-- Start of Stored data --

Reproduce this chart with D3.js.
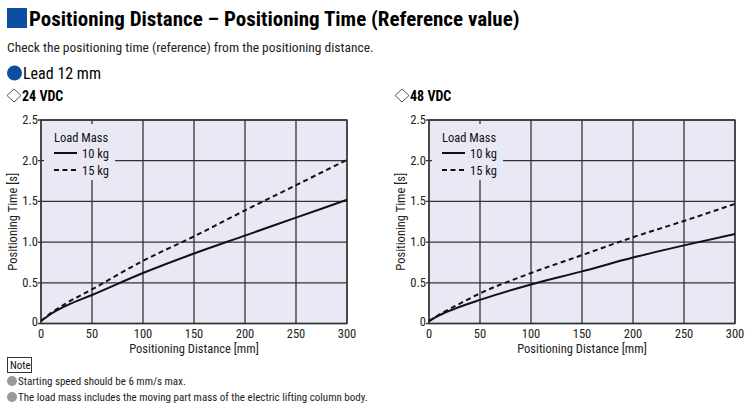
<!DOCTYPE html>
<html><head><meta charset="utf-8">
<script src="https://cdn.jsdelivr.net/npm/d3@7"></script>
<style>
body{margin:0;background:#fff;}
svg{display:block;font-family:"Liberation Sans Narrow","Arial Narrow","Roboto Condensed","Liberation Sans",sans-serif;}
</style></head>
<body><svg id="c" width="750" height="410"></svg>
<script>
const distances = [0, 10, 25, 50, 100, 150, 200, 250, 300];
const v24_10kg = [0.03, 0.12, 0.22, 0.35, 0.62, 0.86, 1.08, 1.30, 1.52];
const v24_15kg = [0.03, 0.13, 0.25, 0.42, 0.77, 1.07, 1.39, 1.70, 2.01];
const v48_10kg = [0.03, 0.10, 0.18, 0.29, 0.48, 0.64, 0.81, 0.96, 1.10];
const v48_15kg = [0.03, 0.11, 0.21, 0.37, 0.62, 0.84, 1.06, 1.26, 1.47];
const xTicks = [0, 50, 100, 150, 200, 250, 300];
const yTicks = [0, 0.5, 1.0, 1.5, 2.0, 2.5];
const seriesNames = ["10 kg", "15 kg"];

const svg = d3.select("#c");
const blue = "#0b4ea2";

// Header
svg.append("rect").attr("x", 7).attr("y", 8).attr("width", 20).attr("height", 20).attr("fill", blue);
svg.append("text").attr("x", 29).attr("y", 26).attr("font-size", 21).attr("font-weight", "bold")
  .attr("fill", "#000").text("Positioning Distance – Positioning Time (Reference value)");
svg.append("text").attr("x", 7).attr("y", 52).attr("font-size", 13.5).attr("fill", "#222")
  .text("Check the positioning time (reference) from the positioning distance.");
svg.append("circle").attr("cx", 14.5).attr("cy", 73).attr("r", 7.5).attr("fill", blue);
svg.append("text").attr("x", 23).attr("y", 79).attr("font-size", 16).attr("fill", "#000").text("Lead 12 mm");

function panel(x0, title, s10, s15) {
  const left = x0 + 41, right = x0 + 347, top = 120, bottom = 323.5;
  const dx = x0 + 14, dy = 95.5;
  svg.append("path").attr("d", `M${dx - 7},${dy} L${dx},${dy - 6.5} L${dx + 7},${dy} L${dx},${dy + 6.5} Z`)
    .attr("fill", "none").attr("stroke", "#555").attr("stroke-width", 1);
  svg.append("text").attr("x", x0 + 22).attr("y", 100.5).attr("font-size", 14).attr("font-weight", "bold")
    .attr("fill", "#000").text(title);
  const x = d3.scaleLinear().domain([0, 300]).range([left, right]);
  const y = d3.scaleLinear().domain([0, 2.5]).range([bottom, top]);
  const g = svg.append("g");
  g.append("rect").attr("x", left).attr("y", top).attr("width", right - left).attr("height", bottom - top)
    .attr("fill", "#e9e9f5");
  // grid
  g.selectAll(".vg").data(xTicks).enter().append("line")
    .attr("x1", d => x(d)).attr("x2", d => x(d)).attr("y1", top).attr("y2", bottom)
    .attr("stroke", "#333").attr("stroke-width", 1.3);
  g.selectAll(".hg").data(yTicks).enter().append("line")
    .attr("x1", left - 3).attr("x2", right).attr("y1", d => y(d)).attr("y2", d => y(d))
    .attr("stroke", "#333").attr("stroke-width", 1.3);
  // legend box (covers grid)
  g.append("rect").attr("x", left + 3).attr("y", top + 4).attr("width", 71).attr("height", 56).attr("fill", "#e9e9f5");
  g.append("text").attr("x", left + 13).attr("y", top + 22).attr("font-size", 12.5).attr("fill", "#111").text("Load Mass");
  seriesNames.forEach((n, i) => {
    const yy = top + 33 + i * 17;
    g.append("line").attr("x1", left + 13).attr("x2", left + 36).attr("y1", yy).attr("y2", yy)
      .attr("stroke", "#111").attr("stroke-width", 2).attr("stroke-dasharray", i ? "5,3.5" : null);
    g.append("text").attr("x", left + 41).attr("y", yy + 5).attr("font-size", 12.5).attr("fill", "#111").text(n);
  });
  // border
  g.append("rect").attr("x", left).attr("y", top).attr("width", right - left).attr("height", bottom - top)
    .attr("fill", "none").attr("stroke", "#333").attr("stroke-width", 1.3);
  // lines
  const line = d3.line().x((d, i) => x(distances[i])).y(d => y(d)).curve(d3.curveMonotoneX);
  g.append("path").attr("d", line(s10)).attr("fill", "none").attr("stroke", "#111").attr("stroke-width", 2);
  g.append("path").attr("d", line(s15)).attr("fill", "none").attr("stroke", "#111").attr("stroke-width", 2)
    .attr("stroke-dasharray", "5,3.5");
  // tick labels
  g.selectAll(".xl").data(xTicks).enter().append("text")
    .attr("x", d => x(d)).attr("y", bottom + 14).attr("text-anchor", "middle")
    .attr("font-size", 12.5).attr("fill", "#222").text(d => d);
  g.selectAll(".yl").data(yTicks).enter().append("text")
    .attr("x", left - 3).attr("y", d => y(d) + (d === 0 ? 2 : 4)).attr("text-anchor", "end")
    .attr("font-size", 12.5).attr("fill", "#222").text(d => d === 0 ? "0" : d.toFixed(1));
  g.append("text").attr("x", (left + right) / 2).attr("y", bottom + 29).attr("text-anchor", "middle")
    .attr("font-size", 12.5).attr("fill", "#222").text("Positioning Distance [mm]");
  g.append("text").attr("transform", `translate(${x0 + 17},${(top + bottom) / 2}) rotate(-90)`)
    .attr("text-anchor", "middle").attr("font-size", 12.5).attr("fill", "#222").text("Positioning Time [s]");
}
panel(0, "24 VDC", v24_10kg, v24_15kg);
panel(388, "48 VDC", v48_10kg, v48_15kg);

// Notes
svg.append("rect").attr("x", 7.5).attr("y", 357.5).attr("width", 24).attr("height", 15).attr("fill", "none")
  .attr("stroke", "#333").attr("stroke-width", 1);
svg.append("text").attr("x", 10).attr("y", 369).attr("font-size", 11).attr("fill", "#111").text("Note");
const notes = ["Starting speed should be 6 mm/s max.",
  "The load mass includes the moving part mass of the electric lifting column body."];
notes.forEach((t, i) => {
  const yy = 385 + i * 16;
  svg.append("circle").attr("cx", 12).attr("cy", yy - 4).attr("r", 5).attr("fill", "#999");
  svg.append("text").attr("x", 18).attr("y", yy).attr("font-size", 11).attr("fill", "#222").text(t);
});
</script></body></html>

-- End of Stored data --

Aim – All of the data above should be quoted exactly, except for the pictures.

Response –
Reproduce this chart with D3.js.
<!DOCTYPE html>
<html><head><meta charset="utf-8">
<script src="https://cdn.jsdelivr.net/npm/d3@7"></script>
<style>
body{margin:0;background:#fff;}
svg{display:block;font-family:"Liberation Sans Narrow","Arial Narrow","Roboto Condensed","Liberation Sans",sans-serif;}
</style></head>
<body><svg id="c" width="750" height="410"></svg>
<script>
const distances = [0, 10, 25, 50, 100, 150, 200, 250, 300];
const v24_10kg = [0.03, 0.12, 0.22, 0.35, 0.62, 0.86, 1.08, 1.30, 1.52];
const v24_15kg = [0.03, 0.13, 0.25, 0.42, 0.77, 1.07, 1.39, 1.70, 2.01];
const v48_10kg = [0.03, 0.10, 0.18, 0.29, 0.48, 0.64, 0.81, 0.96, 1.10];
const v48_15kg = [0.03, 0.11, 0.21, 0.37, 0.62, 0.84, 1.06, 1.26, 1.47];
const xTicks = [0, 50, 100, 150, 200, 250, 300];
const yTicks = [0, 0.5, 1.0, 1.5, 2.0, 2.5];
const seriesNames = ["10 kg", "15 kg"];

const svg = d3.select("#c");
const blue = "#0b4ea2";

// Header
svg.append("rect").attr("x", 7).attr("y", 8).attr("width", 20).attr("height", 20).attr("fill", blue);
svg.append("text").attr("x", 29).attr("y", 26).attr("font-size", 21).attr("font-weight", "bold")
  .attr("fill", "#000").text("Positioning Distance – Positioning Time (Reference value)");
svg.append("text").attr("x", 7).attr("y", 52).attr("font-size", 13.5).attr("fill", "#222")
  .text("Check the positioning time (reference) from the positioning distance.");
svg.append("circle").attr("cx", 14.5).attr("cy", 73).attr("r", 7.5).attr("fill", blue);
svg.append("text").attr("x", 23).attr("y", 79).attr("font-size", 16).attr("fill", "#000").text("Lead 12 mm");

function panel(x0, title, s10, s15) {
  const left = x0 + 41, right = x0 + 347, top = 120, bottom = 323.5;
  const dx = x0 + 14, dy = 95.5;
  svg.append("path").attr("d", `M${dx - 7},${dy} L${dx},${dy - 6.5} L${dx + 7},${dy} L${dx},${dy + 6.5} Z`)
    .attr("fill", "none").attr("stroke", "#555").attr("stroke-width", 1);
  svg.append("text").attr("x", x0 + 22).attr("y", 100.5).attr("font-size", 14).attr("font-weight", "bold")
    .attr("fill", "#000").text(title);
  const x = d3.scaleLinear().domain([0, 300]).range([left, right]);
  const y = d3.scaleLinear().domain([0, 2.5]).range([bottom, top]);
  const g = svg.append("g");
  g.append("rect").attr("x", left).attr("y", top).attr("width", right - left).attr("height", bottom - top)
    .attr("fill", "#e9e9f5");
  // grid
  g.selectAll(".vg").data(xTicks).enter().append("line")
    .attr("x1", d => x(d)).attr("x2", d => x(d)).attr("y1", top).attr("y2", bottom)
    .attr("stroke", "#333").attr("stroke-width", 1.3);
  g.selectAll(".hg").data(yTicks).enter().append("line")
    .attr("x1", left - 3).attr("x2", right).attr("y1", d => y(d)).attr("y2", d => y(d))
    .attr("stroke", "#333").attr("stroke-width", 1.3);
  // legend box (covers grid)
  g.append("rect").attr("x", left + 3).attr("y", top + 4).attr("width", 71).attr("height", 56).attr("fill", "#e9e9f5");
  g.append("text").attr("x", left + 13).attr("y", top + 22).attr("font-size", 12.5).attr("fill", "#111").text("Load Mass");
  seriesNames.forEach((n, i) => {
    const yy = top + 33 + i * 17;
    g.append("line").attr("x1", left + 13).attr("x2", left + 36).attr("y1", yy).attr("y2", yy)
      .attr("stroke", "#111").attr("stroke-width", 2).attr("stroke-dasharray", i ? "5,3.5" : null);
    g.append("text").attr("x", left + 41).attr("y", yy + 5).attr("font-size", 12.5).attr("fill", "#111").text(n);
  });
  // border
  g.append("rect").attr("x", left).attr("y", top).attr("width", right - left).attr("height", bottom - top)
    .attr("fill", "none").attr("stroke", "#333").attr("stroke-width", 1.3);
  // lines
  const line = d3.line().x((d, i) => x(distances[i])).y(d => y(d)).curve(d3.curveMonotoneX);
  g.append("path").attr("d", line(s10)).attr("fill", "none").attr("stroke", "#111").attr("stroke-width", 2);
  g.append("path").attr("d", line(s15)).attr("fill", "none").attr("stroke", "#111").attr("stroke-width", 2)
    .attr("stroke-dasharray", "5,3.5");
  // tick labels
  g.selectAll(".xl").data(xTicks).enter().append("text")
    .attr("x", d => x(d)).attr("y", bottom + 14).attr("text-anchor", "middle")
    .attr("font-size", 12.5).attr("fill", "#222").text(d => d);
  g.selectAll(".yl").data(yTicks).enter().append("text")
    .attr("x", left - 3).attr("y", d => y(d) + (d === 0 ? 2 : 4)).attr("text-anchor", "end")
    .attr("font-size", 12.5).attr("fill", "#222").text(d => d === 0 ? "0" : d.toFixed(1));
  g.append("text").attr("x", (left + right) / 2).attr("y", bottom + 29).attr("text-anchor", "middle")
    .attr("font-size", 12.5).attr("fill", "#222").text("Positioning Distance [mm]");
  g.append("text").attr("transform", `translate(${x0 + 17},${(top + bottom) / 2}) rotate(-90)`)
    .attr("text-anchor", "middle").attr("font-size", 12.5).attr("fill", "#222").text("Positioning Time [s]");
}
panel(0, "24 VDC", v24_10kg, v24_15kg);
panel(388, "48 VDC", v48_10kg, v48_15kg);

// Notes
svg.append("rect").attr("x", 7.5).attr("y", 357.5).attr("width", 24).attr("height", 15).attr("fill", "none")
  .attr("stroke", "#333").attr("stroke-width", 1);
svg.append("text").attr("x", 10).attr("y", 369).attr("font-size", 11).attr("fill", "#111").text("Note");
const notes = ["Starting speed should be 6 mm/s max.",
  "The load mass includes the moving part mass of the electric lifting column body."];
notes.forEach((t, i) => {
  const yy = 385 + i * 16;
  svg.append("circle").attr("cx", 12).attr("cy", yy - 4).attr("r", 5).attr("fill", "#999");
  svg.append("text").attr("x", 18).attr("y", yy).attr("font-size", 11).attr("fill", "#222").text(t);
});
</script></body></html>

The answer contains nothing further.